◆ Task ◆
Reproduce nothing but the lines from the start of the material through the line that includes "1.92e8, 1.65e8, 2.0e6]", both ends included, and omit every picture.

___ Data lines

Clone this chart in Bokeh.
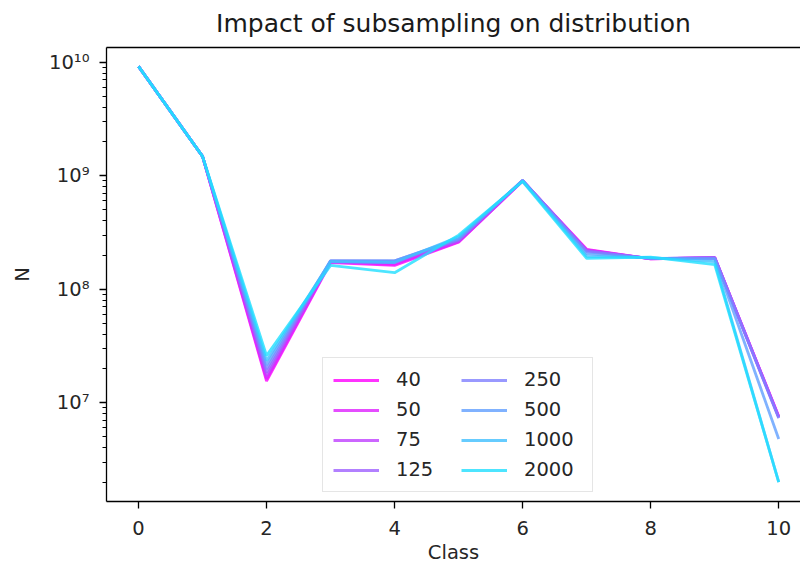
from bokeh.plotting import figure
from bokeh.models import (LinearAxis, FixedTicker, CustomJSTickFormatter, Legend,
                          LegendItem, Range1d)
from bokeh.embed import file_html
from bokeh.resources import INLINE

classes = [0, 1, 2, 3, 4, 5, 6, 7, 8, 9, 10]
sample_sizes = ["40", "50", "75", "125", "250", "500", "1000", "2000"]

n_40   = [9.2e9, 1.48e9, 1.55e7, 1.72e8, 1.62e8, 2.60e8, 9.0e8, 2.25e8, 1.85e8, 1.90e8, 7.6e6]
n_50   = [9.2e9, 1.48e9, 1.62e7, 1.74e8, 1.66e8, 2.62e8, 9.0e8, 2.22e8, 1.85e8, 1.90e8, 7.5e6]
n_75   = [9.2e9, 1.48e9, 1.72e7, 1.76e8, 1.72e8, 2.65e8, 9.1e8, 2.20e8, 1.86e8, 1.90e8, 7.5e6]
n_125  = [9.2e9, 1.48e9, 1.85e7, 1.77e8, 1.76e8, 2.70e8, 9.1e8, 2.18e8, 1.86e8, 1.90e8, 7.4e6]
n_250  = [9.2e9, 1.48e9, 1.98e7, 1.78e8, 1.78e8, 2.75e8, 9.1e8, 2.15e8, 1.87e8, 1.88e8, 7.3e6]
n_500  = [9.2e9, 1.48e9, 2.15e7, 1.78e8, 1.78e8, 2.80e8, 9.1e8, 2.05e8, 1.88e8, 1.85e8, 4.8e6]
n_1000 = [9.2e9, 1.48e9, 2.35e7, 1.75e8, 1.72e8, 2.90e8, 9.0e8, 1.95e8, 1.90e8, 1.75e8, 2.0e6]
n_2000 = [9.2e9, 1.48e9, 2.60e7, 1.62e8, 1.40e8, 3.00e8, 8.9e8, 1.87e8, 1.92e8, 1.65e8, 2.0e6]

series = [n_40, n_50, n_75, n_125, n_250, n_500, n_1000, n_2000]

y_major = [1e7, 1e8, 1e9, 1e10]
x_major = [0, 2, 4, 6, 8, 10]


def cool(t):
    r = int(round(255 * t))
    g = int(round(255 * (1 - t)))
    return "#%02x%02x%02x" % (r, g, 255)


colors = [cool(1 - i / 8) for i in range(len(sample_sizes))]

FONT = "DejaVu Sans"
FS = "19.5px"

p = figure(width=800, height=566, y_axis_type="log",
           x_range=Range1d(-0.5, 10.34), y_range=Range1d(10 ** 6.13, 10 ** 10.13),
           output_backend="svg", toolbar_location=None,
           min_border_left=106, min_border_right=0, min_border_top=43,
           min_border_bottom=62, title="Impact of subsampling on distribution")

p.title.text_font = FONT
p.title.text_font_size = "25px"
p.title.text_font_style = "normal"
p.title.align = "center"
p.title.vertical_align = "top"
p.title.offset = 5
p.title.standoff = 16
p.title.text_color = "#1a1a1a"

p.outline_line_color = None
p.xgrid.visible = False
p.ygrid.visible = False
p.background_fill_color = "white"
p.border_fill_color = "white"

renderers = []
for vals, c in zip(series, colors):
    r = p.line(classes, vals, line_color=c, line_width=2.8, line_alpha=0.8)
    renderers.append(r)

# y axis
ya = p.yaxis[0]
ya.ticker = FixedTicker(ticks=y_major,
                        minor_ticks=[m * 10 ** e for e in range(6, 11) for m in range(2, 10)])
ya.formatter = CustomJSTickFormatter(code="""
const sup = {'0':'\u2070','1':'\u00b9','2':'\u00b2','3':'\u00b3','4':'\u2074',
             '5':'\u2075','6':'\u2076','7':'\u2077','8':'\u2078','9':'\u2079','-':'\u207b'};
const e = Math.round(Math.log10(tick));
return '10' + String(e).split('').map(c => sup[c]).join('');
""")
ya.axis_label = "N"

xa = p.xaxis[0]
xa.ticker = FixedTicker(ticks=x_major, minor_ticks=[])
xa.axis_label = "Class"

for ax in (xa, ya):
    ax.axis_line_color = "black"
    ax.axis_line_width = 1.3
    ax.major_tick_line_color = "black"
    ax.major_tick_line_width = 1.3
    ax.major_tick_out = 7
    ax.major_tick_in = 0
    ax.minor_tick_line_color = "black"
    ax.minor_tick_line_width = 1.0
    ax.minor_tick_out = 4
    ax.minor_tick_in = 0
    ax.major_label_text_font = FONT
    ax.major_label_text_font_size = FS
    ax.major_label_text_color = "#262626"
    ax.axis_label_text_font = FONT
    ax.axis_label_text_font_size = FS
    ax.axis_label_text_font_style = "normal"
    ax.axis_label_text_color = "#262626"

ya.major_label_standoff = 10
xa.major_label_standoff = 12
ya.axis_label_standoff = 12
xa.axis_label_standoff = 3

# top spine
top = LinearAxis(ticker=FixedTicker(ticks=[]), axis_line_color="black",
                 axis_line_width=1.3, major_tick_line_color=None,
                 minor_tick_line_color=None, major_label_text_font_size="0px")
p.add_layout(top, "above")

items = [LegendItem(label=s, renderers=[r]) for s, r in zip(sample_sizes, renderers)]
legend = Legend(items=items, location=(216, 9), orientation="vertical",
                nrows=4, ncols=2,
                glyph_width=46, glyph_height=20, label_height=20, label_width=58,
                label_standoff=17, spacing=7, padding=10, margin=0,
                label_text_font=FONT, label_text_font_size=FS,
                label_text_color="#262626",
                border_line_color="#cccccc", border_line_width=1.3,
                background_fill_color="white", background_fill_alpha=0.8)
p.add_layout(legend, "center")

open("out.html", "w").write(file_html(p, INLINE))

______

◆ Final result ◆
Clone this chart in Bokeh.
from bokeh.plotting import figure
from bokeh.models import (LinearAxis, FixedTicker, CustomJSTickFormatter, Legend,
                          LegendItem, Range1d)
from bokeh.embed import file_html
from bokeh.resources import INLINE

classes = [0, 1, 2, 3, 4, 5, 6, 7, 8, 9, 10]
sample_sizes = ["40", "50", "75", "125", "250", "500", "1000", "2000"]

n_40   = [9.2e9, 1.48e9, 1.55e7, 1.72e8, 1.62e8, 2.60e8, 9.0e8, 2.25e8, 1.85e8, 1.90e8, 7.6e6]
n_50   = [9.2e9, 1.48e9, 1.62e7, 1.74e8, 1.66e8, 2.62e8, 9.0e8, 2.22e8, 1.85e8, 1.90e8, 7.5e6]
n_75   = [9.2e9, 1.48e9, 1.72e7, 1.76e8, 1.72e8, 2.65e8, 9.1e8, 2.20e8, 1.86e8, 1.90e8, 7.5e6]
n_125  = [9.2e9, 1.48e9, 1.85e7, 1.77e8, 1.76e8, 2.70e8, 9.1e8, 2.18e8, 1.86e8, 1.90e8, 7.4e6]
n_250  = [9.2e9, 1.48e9, 1.98e7, 1.78e8, 1.78e8, 2.75e8, 9.1e8, 2.15e8, 1.87e8, 1.88e8, 7.3e6]
n_500  = [9.2e9, 1.48e9, 2.15e7, 1.78e8, 1.78e8, 2.80e8, 9.1e8, 2.05e8, 1.88e8, 1.85e8, 4.8e6]
n_1000 = [9.2e9, 1.48e9, 2.35e7, 1.75e8, 1.72e8, 2.90e8, 9.0e8, 1.95e8, 1.90e8, 1.75e8, 2.0e6]
n_2000 = [9.2e9, 1.48e9, 2.60e7, 1.62e8, 1.40e8, 3.00e8, 8.9e8, 1.87e8, 1.92e8, 1.65e8, 2.0e6]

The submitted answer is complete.